1. What a VPN actually is and the basic mechanics
A VPN is a technology that routes a device’s internet traffic through a remote server over an encrypted “tunnel,” making that traffic unreadable to onlookers and appearing to originate from the VPN server’s IP address rather than the user’s device [1] [2]; the tunneling concept wraps packets inside outer packets so they traverse the public internet privately [5]. The term covers consumer apps that connect individuals to VPN servers, site‑to‑site implementations that join entire networks, and carrier-grade variants that use MPLS or Virtual Private LAN Service to simulate private Ethernet domains over wide areas [6] [7].
2. Why people and companies use VPNs
Individuals use VPNs to protect data on untrusted Wi‑Fi, to mask location for content access, and to reduce tracking by ISPs and casual observers because the VPN encrypts traffic and changes the apparent IP address [8] [9]. Businesses rely on VPNs to extend corporate networks to remote employees and branch offices, securing access to internal resources and preserving continuity for distributed workforces [2] [4]. Vendors and reviewers also emphasize legitimate benefits like preventing opportunistic interception on public networks and avoiding ISP throttling tied to observable traffic patterns [10] [3].
3. Limits, tradeoffs and where VPNs mislead
A VPN does not make someone truly anonymous: it hides IP addresses from third parties, but providers can log activity, and browser cookies or account logins still identify users, so privacy gains are relative rather than absolute [4] [3]. Performance can suffer because traffic detours through remote servers, and certain networking features—broadcast‑dependent protocols and some layer‑2 behaviors—may not work across traditional point‑to‑point VPNs unless special services like VPLS are used [7] [11]. Legal reality is straightforward but often overlooked: using a VPN does not immunize users from local laws — illegal acts remain illegal even when routed through a VPN [5].

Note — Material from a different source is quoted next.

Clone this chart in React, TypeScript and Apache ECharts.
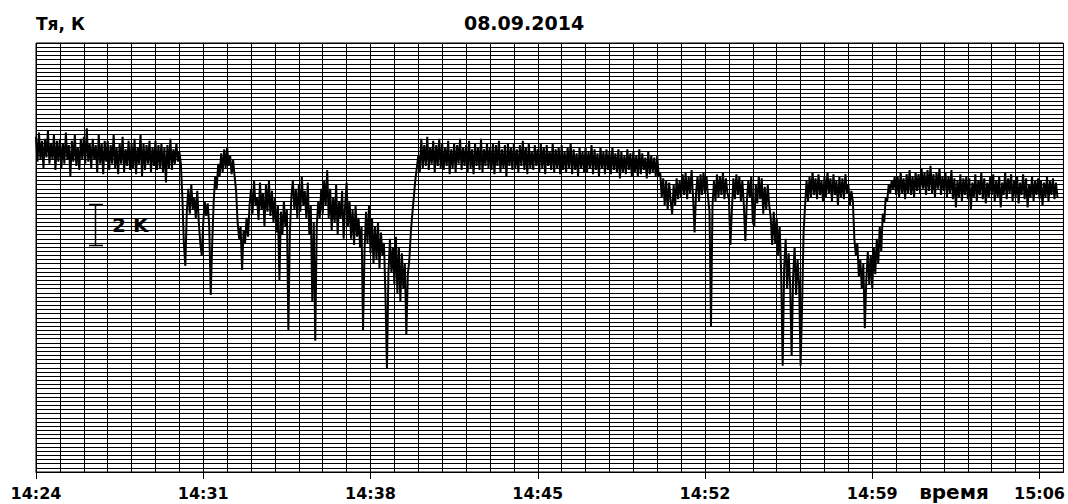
import React, { useEffect, useRef } from "react";
import * as echarts from "echarts";

const START_HOUR = 14;
const START_MINUTE = 24;
const X_MAX = 43; // minutes after 14:24
const LABEL_STEP = 7; // minutes between labelled ticks
const SAMPLE_STEP = 0.0625; // minutes between samples (16 per minute)
const Y_MAX = 20.6; // K span of the plot
const Y_GRID = 0.2; // K between horizontal lines
const TITLE_Y = "Тя, К";
const TITLE_DATE = "08.09.2014";
const X_NAME = "время";
const SCALE_LABEL = "2 K";

// brightness temperature, K (arbitrary zero at the plot bottom), one row per minute
const TEMPERATURE: number[] = [
  16.1, 14.9, 16.3, 15.0, 15.9, 14.6, 16.0, 15.1, 16.4, 14.8, 15.8, 15.0, 16.2, 14.5, 15.9, 14.9,
  16.0, 14.6, 15.8, 14.8, 16.3, 15.0, 15.7, 14.2, 15.9, 14.9, 16.2, 14.7, 15.6, 14.5, 16.0, 15.0,
  16.1, 14.8, 16.5, 14.9, 15.8, 14.6, 16.0, 15.0, 15.7, 14.4, 16.2, 14.8, 15.8, 14.3, 15.9, 14.9,
  15.9, 14.5, 15.7, 14.8, 16.2, 14.6, 15.6, 14.3, 15.8, 14.8, 16.1, 14.4, 15.5, 14.7, 15.9, 14.5,
  15.8, 14.6, 16.0, 14.3, 15.6, 14.8, 16.2, 14.2, 15.8, 14.5, 15.7, 14.8, 15.9, 14.4, 15.6, 14.7,
  15.9, 14.5, 15.7, 14.6, 15.8, 14.4, 15.6, 13.9, 15.7, 14.6, 16.0, 14.5, 15.5, 14.8, 15.8, 14.9,
  15.4, 14.8, 13.2, 11.0, 9.9, 12.5, 13.6, 12.4, 13.8, 12.6, 13.2, 12.2, 13.5, 12.0, 11.0, 10.4,
  12.0, 13.0, 12.3, 12.9, 11.8, 8.5, 11.0, 13.0, 14.2, 13.6, 14.8, 14.2, 15.3, 14.4, 15.5, 14.6,
  15.6, 14.7, 15.2, 14.3, 15.0, 14.2, 13.5, 12.0, 11.2, 11.8, 9.7, 11.6, 11.0, 12.2, 11.3, 12.8,
  13.6, 12.4, 14.0, 12.8, 13.2, 12.1, 13.9, 12.6, 13.4, 11.8, 13.8, 12.5, 14.0, 12.3, 13.5, 12.0,
  13.2, 11.5, 12.8, 9.2, 12.5, 11.4, 13.0, 11.8, 12.6, 6.8, 11.5, 13.2, 14.0, 12.6, 13.6, 12.2,
  13.8, 12.5, 14.2, 12.8, 13.5, 12.2, 13.9, 11.4, 12.8, 8.2, 12.0, 6.3, 11.8, 13.0, 12.2, 13.6,
  12.4, 14.0, 12.8, 14.5, 12.2, 13.6, 11.6, 13.2, 12.0, 13.8, 11.4, 13.0, 12.2, 13.5, 11.2, 12.8,
  13.9, 11.8, 13.0, 11.2, 12.6, 10.9, 12.8, 11.3, 12.2, 10.8, 11.8, 6.8, 10.6, 12.5, 11.0, 12.8,
  10.5, 12.2, 10.0, 11.8, 10.2, 12.0, 9.8, 11.5, 10.4, 11.0, 8.5, 5.0, 9.5, 11.2, 9.6, 10.8,
  9.0, 11.3, 8.6, 10.8, 8.2, 10.5, 8.8, 10.0, 6.6, 9.5, 10.2, 11.5, 12.4, 13.2, 14.0, 14.6,
  15.2, 14.4, 16.0, 14.6, 15.7, 14.7, 16.1, 14.5, 15.6, 14.8, 15.9, 14.4, 15.7, 14.7, 16.0, 14.6,
  15.8, 14.5, 15.6, 14.7, 15.9, 14.3, 15.5, 14.6, 15.8, 14.4, 15.7, 14.8, 16.0, 14.5, 15.6, 14.7,
  15.7, 14.4, 15.9, 14.6, 15.5, 14.3, 15.8, 14.7, 15.6, 14.5, 16.0, 14.4, 15.5, 14.7, 15.8, 14.6,
  15.6, 14.5, 15.8, 14.3, 15.7, 14.7, 15.9, 14.4, 15.5, 14.6, 15.7, 14.2, 15.8, 14.7, 15.6, 14.5,
  15.8, 14.6, 15.5, 14.4, 15.7, 14.7, 15.9, 14.5, 15.6, 14.3, 15.8, 14.6, 15.4, 14.5, 15.7, 14.7,
  15.5, 14.4, 15.8, 14.6, 15.6, 14.3, 15.7, 14.7, 15.4, 14.5, 15.8, 14.4, 15.5, 14.6, 15.6, 14.3,
  15.7, 14.5, 15.4, 14.4, 15.6, 14.6, 15.8, 14.3, 15.5, 14.5, 15.3, 14.2, 15.6, 14.6, 15.4, 14.4,
  15.6, 14.4, 15.4, 14.6, 15.7, 14.3, 15.5, 14.5, 15.3, 14.2, 15.6, 14.6, 15.4, 14.3, 15.5, 14.5,
  15.4, 14.3, 15.6, 14.5, 15.3, 14.4, 15.5, 14.1, 15.4, 14.4, 15.2, 14.3, 15.5, 14.5, 15.3, 14.2,
  15.4, 14.4, 15.2, 14.2, 15.5, 14.3, 15.3, 14.5, 15.1, 14.1, 15.4, 14.3, 15.2, 14.4, 15.1, 14.2,
  15.2, 14.2, 14.4, 13.2, 14.1, 12.8, 14.0, 12.6, 13.9, 13.0, 12.4, 13.8, 12.8, 14.1, 13.1, 14.0,
  13.2, 14.3, 13.3, 14.4, 13.1, 14.2, 13.4, 14.5, 13.2, 11.5, 13.4, 14.2, 13.0, 14.3, 13.3, 14.4,
  13.4, 14.2, 13.2, 12.5, 7.0, 12.8, 14.0, 13.0, 14.3, 13.2, 14.2, 13.3, 14.4, 13.1, 14.1, 13.4,
  13.1, 10.9, 12.6, 14.1, 13.1, 14.3, 13.3, 14.2, 13.0, 14.0, 12.8, 11.1, 13.0, 14.0, 13.2, 14.2,
  12.0, 11.8, 13.8, 12.9, 14.2, 13.1, 14.1, 12.4, 13.7, 12.6, 13.8, 12.8, 12.2, 10.9, 12.5, 11.0,
  12.2, 10.4, 11.8, 9.5, 5.1, 9.8, 11.2, 8.8, 10.5, 9.0, 5.6, 9.4, 10.8, 8.5, 10.2, 9.0,
  5.1, 8.0, 11.5, 12.8, 14.0, 13.0, 14.2, 13.2, 14.4, 13.3, 14.1, 13.1, 14.3, 13.3, 14.0, 13.0,
  14.2, 13.2, 14.4, 13.4, 14.1, 13.0, 14.3, 13.3, 14.0, 12.8, 14.2, 13.2, 14.1, 13.1, 14.3, 13.4,
  13.8, 12.8, 13.5, 13.0, 11.2, 10.4, 11.0, 9.4, 10.2, 8.8, 10.0, 6.9, 9.2, 10.6, 9.0, 10.4,
  8.8, 10.8, 9.5, 11.2, 10.0, 11.8, 10.6, 12.4, 12.0, 13.2, 13.0, 13.8, 13.4, 14.0, 13.6, 14.2,
  13.3, 14.2, 13.2, 14.4, 13.4, 14.1, 13.1, 14.3, 13.4, 14.5, 13.3, 14.2, 13.2, 14.4, 13.5, 14.3,
  13.4, 14.6, 13.6, 14.4, 13.3, 14.5, 13.5, 14.7, 13.4, 14.3, 13.2, 14.4, 13.6, 14.6, 13.3, 14.2,
  13.5, 14.4, 13.2, 14.2, 13.4, 14.5, 13.1, 14.1, 12.7, 14.0, 13.2, 14.3, 13.0, 14.1, 13.3, 14.2,
  13.1, 14.1, 12.6, 13.9, 13.2, 14.3, 13.0, 14.0, 13.3, 14.4, 13.1, 14.1, 12.9, 13.9, 13.2, 14.2,
  13.3, 14.3, 13.0, 14.0, 13.2, 14.2, 12.7, 13.9, 13.3, 14.4, 13.1, 14.1, 13.4, 14.3, 13.0, 14.0,
  13.2, 14.2, 12.9, 13.9, 13.3, 14.3, 13.1, 14.1, 12.7, 13.8, 13.2, 14.2, 13.0, 14.0, 13.3, 14.1,
  13.1, 14.0, 12.8, 13.9, 13.2, 14.2, 13.0, 14.0, 13.3, 14.1, 13.1, 13.9, 13.2,
];

const FONT = "DejaVu Sans";

function timeLabel(v: number): string {
  const total = START_HOUR * 60 + START_MINUTE + Math.round(v);
  const h = Math.floor(total / 60);
  const m = total % 60;
  return `${h}:${m < 10 ? "0" + m : m}`;
}

export default function App() {
  const ref = useRef<HTMLDivElement>(null);

  useEffect(() => {
    if (!ref.current) return;
    const chart = echarts.init(ref.current, null, { renderer: "svg" });
    const data = TEMPERATURE.map((v, i) => [i * SAMPLE_STEP, v]);

    chart.setOption({
      animation: false,
      backgroundColor: "#ffffff",
      grid: {
        left: 36,
        top: 43,
        right: 3,
        bottom: 32,
        show: true,
        borderColor: "#000",
        borderWidth: 1,
      },
      xAxis: [
        {
          type: "value",
          min: 0,
          max: X_MAX,
          interval: 1,
          axisLine: { show: true, lineStyle: { color: "#000", width: 1 } },
          axisTick: { show: false },
          axisLabel: { show: false },
          splitLine: { show: true, lineStyle: { color: "#000", width: 1 } },
        },
        {
          type: "value",
          position: "bottom",
          min: 0,
          max: X_MAX,
          interval: LABEL_STEP,
          axisLine: { show: false },
          axisTick: { show: true, length: 7, inside: false, lineStyle: { color: "#000", width: 1 } },
          axisLabel: {
            show: true,
            margin: 13,
            color: "#000",
            fontFamily: FONT,
            fontWeight: "bold",
            fontSize: 16,
            formatter: (v: number) => timeLabel(v),
          },
          splitLine: { show: false },
        },
      ],
      yAxis: {
        type: "value",
        min: 0,
        max: Y_MAX,
        interval: Y_GRID,
        axisLine: { show: false },
        axisTick: { show: false },
        axisLabel: { show: false },
        splitLine: { show: true, lineStyle: { color: "#000", width: 1 } },
      },
      graphic: [
        {
          type: "text",
          left: 36,
          top: 15,
          style: { text: TITLE_Y, fill: "#000", font: `bold 17px "${FONT}"` },
        },
        {
          type: "text",
          x: 524,
          y: 23,
          style: {
            text: TITLE_DATE,
            fill: "#000",
            font: `bold 19px "${FONT}"`,
            align: "center",
            verticalAlign: "middle",
          },
        },
        {
          type: "text",
          x: 954,
          y: 492,
          style: {
            text: X_NAME,
            fill: "#000",
            font: `bold 20px "${FONT}"`,
            align: "center",
            verticalAlign: "middle",
          },
        },
        {
          type: "line",
          shape: { x1: 95.5, y1: 204, x2: 95.5, y2: 246 },
          style: { stroke: "#000", lineWidth: 1.5 },
        },
        {
          type: "line",
          shape: { x1: 89, y1: 204.5, x2: 103, y2: 204.5 },
          style: { stroke: "#000", lineWidth: 1.5 },
        },
        {
          type: "line",
          shape: { x1: 89, y1: 245.5, x2: 103, y2: 245.5 },
          style: { stroke: "#000", lineWidth: 1.5 },
        },
        {
          type: "text",
          x: 112,
          y: 225,
          style: {
            text: SCALE_LABEL,
            fill: "#000",
            font: `bold 20px "${FONT}"`,
            align: "left",
            verticalAlign: "middle",
          },
        },
      ],
      series: [
        {
          type: "line",
          xAxisIndex: 0,
          data,
          showSymbol: false,
          symbol: "none",
          lineStyle: { color: "#000", width: 2 },
          z: 5,
        },
      ],
    });

    return () => chart.dispose();
  }, []);

  return (
    <div
      ref={ref}
      style={{ position: "fixed", left: 0, top: 0, width: 1068, height: 504 }}
    />
  );
}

4. The trust problem and competing narratives
Choosing a VPN means trusting the provider; free VPNs may under‑encrypt, carry malware, or monetize users’ data, while commercial vendors promote privacy as their product — an implicit business incentive that can both align with and skew consumer interests [9] [3]. Governments and networks sometimes block known VPN IPs or use VPN blockers for policy or security reasons, and advanced users may need obfuscation features or multihop connections to evade such blocks, as vendors advertise [3] [6]. Security vendors and enterprises increasingly argue that modern zero‑trust remote access can replace broad VPN access in some cases, reflecting a commercial and architectural shift rather than a wholesale repudiation of VPN value [4] [12].
5. Practical guidance and realistic expectations
For most users, a reputable, audited VPN that offers strong encryption, a clear no‑logs policy, DNS leak protection, and modern protocols is sufficient to secure public‑Wi‑Fi sessions and mask casual location leaks [8] [2]. Businesses should weigh site‑to‑site or cloud‑gateway VPNs versus emerging secure access alternatives that inspect device posture and apply least‑privilege access—VPNs remain useful but are no longer the only enterprise option [4] [12]. Finally, the right choice depends on threat model: VPNs protect against network eavesdroppers and ISP tracking [1] [10] but do not stop endpoint compromise, account tracking, or government subpoenas of provider logs unless the provider’s policies and jurisdictional posture explicitly mitigate those risks [4] [5].